Mel Gibson's artistic masterpiece restores the lost dimension of the suffering of the Christ in a very graphic manner.

Another supporter of the film (on a website devoted to those whose lives were changed by the film) said this:

I have always known what Jesus went through in his last hours but seeing it in front of my eyes was an entirely different and sobering experience than reading it in a book or learning about it in church. I saw the movie last night with my mother and became so affected by the suffering Jesus endured that I was sobbing uncontrollably and could barely catch my breath. Jesus was truly a remarkable man and suffered tremendously for humanity. My eyes are open now and I am forced to face the reality of what Jesus did for us all. Many people know the story of Jesus' death but do not face the 'truth' of his torment and tremendous sacrifice.

A lot of Christians appear to have had their lives changed and their ‘faith restored’ by seeing this film because it presents the ‘truth’ of what really happened to Jesus Christ. (I don’t want to get into a discussion of ‘what is truth?’ but I will if I have to, OK, buddy?).

I don’t want to question other people’s religious experiences (especially given that I am not a Christian) but this seems very dangerous to me. In the olden days, when things were simple (but also brutal and unfair), depictions of Biblical figures were forbidden as blasphemous idolatry (in the Protestant world at least). The theory was that it was impossible to properly depict an omnipotent, omniscient God who stood outside time. Any image of Christ would inevitably be flawed and show far less than the truth of God; such images would themselves be worshipped rather than the unrepresentable divine beings they depicted.

This was never really a Catholic perspective but is worth thinking about in the context of Gibson's film. The success of the Passion of the Christ has blinded many to the fact that it is simply one man’s account of events which took place two thousand years ago and which were only partially and conflictingly documented.

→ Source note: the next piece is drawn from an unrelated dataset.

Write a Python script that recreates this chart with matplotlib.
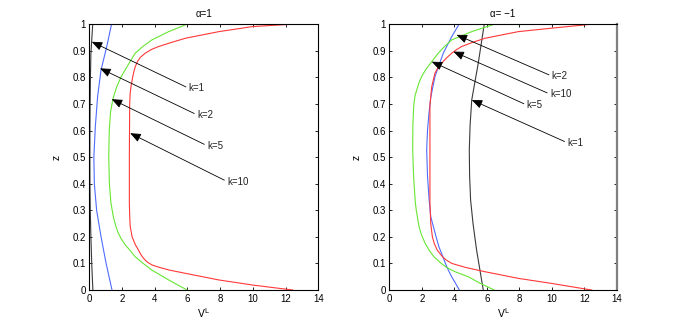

Right after he said, in Aramaic, 'Lord, why hast thou forsaken me?' Jim Cavaziel, the actor playing Christ might have said:
'Mel, Mel, what’s my inspiration here? Do I secretly want to bang Mary Magdalene? What about a tasteful, soft-focus dream scene, you know, to establish beyond doubt my ordinary humanity? Cos that Monica Belluci’s a hottie and I can’t stop thinking about her milky-white gazongas.’

Because he’s, you know, an actor and not really Jesus, as some seem to have forgetten.

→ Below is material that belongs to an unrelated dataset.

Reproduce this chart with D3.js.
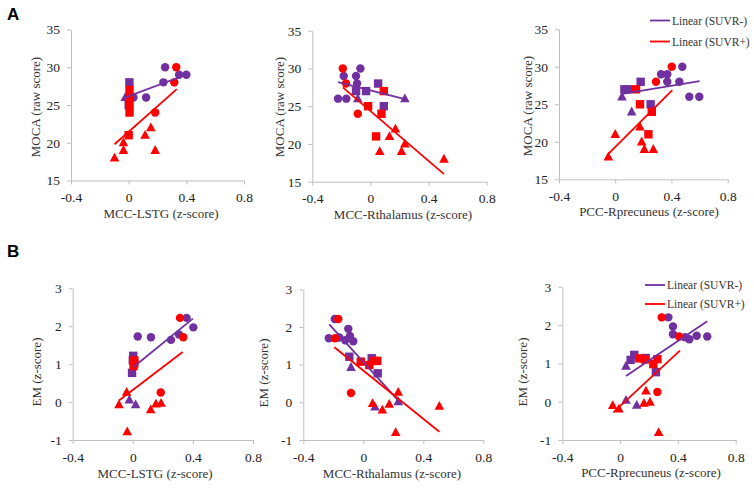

Of course, Martin Scorsese’s Jesus in The Last Temptation of Christ did find his mind turning to Mary Magdalene’s milky-white gazongas, for which Scorsese was accused of blasphemy. Mary Magdalene has long been associated with sexuality, chiefly because she is wrongly thought to have been a prostitute (her very name has become a codeword for ‘whore’). I’m sure Gibson was playing to this by casting Belluci in the role. (Interestingly, Satan in the film was also played by an attractive (and Italian) woman. I will, uh, try not to read anything into this.) But put Jesus Christ together with sexuality and you run into immediate trouble, despite the fact that he was supposed to have been a (kind of) ordinary man.

There is a body of scholarship that holds that Mary Magdalene was Jesus’ wife. This is (way) too radical for Gibson’s film but he is also apparently sufficiently a creature of the 21st Century to play down the hooker angle. And because it plays so strongly to many contemporary Christian perceptions of Christ (Jesus suffered a lot and not much else), it is fast on its way to being adopted as the 'true' depiction of Christ; indeed, one person described it as ‘almost like you’re watching CCTV of the crucifixion’. The gimmick of using the original biblical languages no doubt helped enormously with this.

Instead the Passion of the Christ should be seen as just one more account of the life of Jesus Christ… (Or maybe I should just go and see the freakin’ film and stop using so many parentheses).